Opinion ID: 575863
Heading Depth: 1
Heading Rank: 3

Heading: bradford's sentence

Text: 13 Petitioner further contends his prison sentence is so excessive that it amounts to cruel and unusual punishment under the Eighth Amendment. The trial judge sentenced Bradford to the maximum penalty allowed by Louisiana law: 49.5 years imprisonment at hard labor, without possibility of parole, probation or suspension of sentence. Bradford has already argued unsuccessfully on direct appeal that his sentence was excessive under the Louisiana constitution. See Palmer, 447 So.2d at 1169. Renewing his claim that [t]his sentence is excessive under any measure, Bradford would have this court reverse his punishment as violative of the proportionality requirement set forth in Solem v.
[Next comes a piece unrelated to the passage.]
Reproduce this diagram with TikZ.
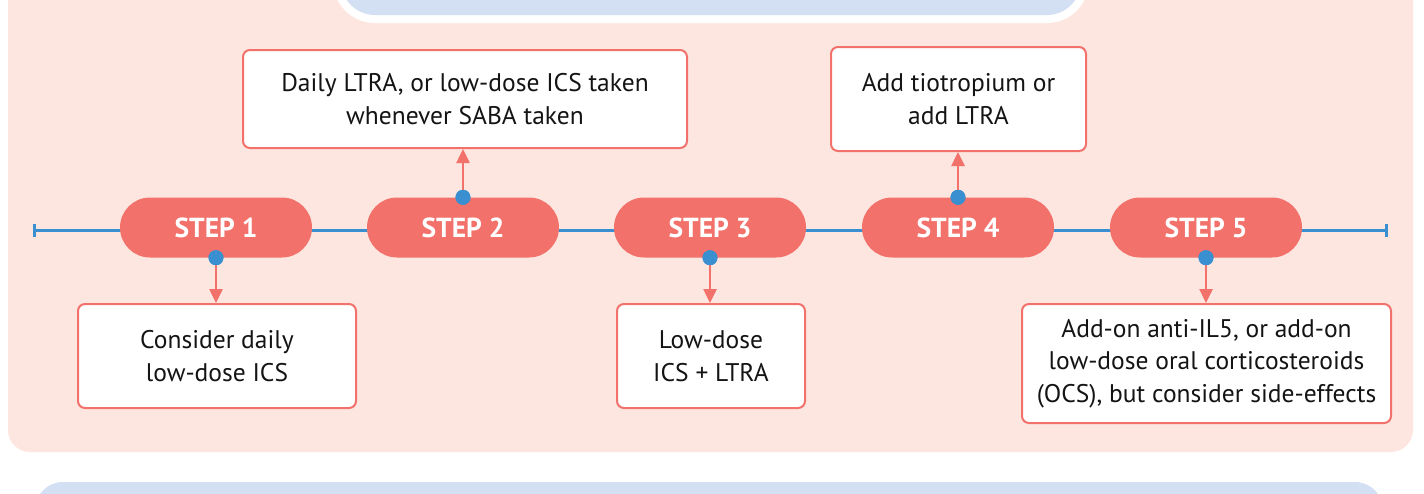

Helm, 463 U.S. 277, 290-92, 103 S.Ct. 3001, 3010-11, 77 L.Ed.2d 637 (1983). 14 This argument, which rests largely on petitioner's claim that he was hardly a career criminal, is spurious. Significantly, the Solem analysis has been replaced by the Court's recent decision in Harmelin v. Michigan, --- U.S. ----, 111 S.Ct. 2680, 115 L.Ed.2d 836 (1991), which, while preserving a constitutional proportionality requirement, also focuses almost exclusively on a comparison of the gravity of the offense and the harshness of the punishment. See McGruder v. Puckett, 954 F.2d 313 (5th Cir.1992) (forthcoming). Bradford's punishment was hardly disproportionate. At the sentencing hearing, the trial judge noted that Bradford had subjected his victim, Paul Moores to torture for an extended period of time, so that Moores would probably have suffered less had he been murdered. Calling Bradford's crime one of the most brutal offenses that the Court has heard or has seen both as an Assistant District Attorney, when I did that, and also as a Judge, the court sentenced him to the maximum penalty under Louisiana law. The sentence was harsh, but so was the crime. Beyond comparing his offense to an armed robbery for which the victim previously served twelve years in a California prison, petitioner makes no showing that his punishment was so disproportionate as to violate the Eighth Amendment.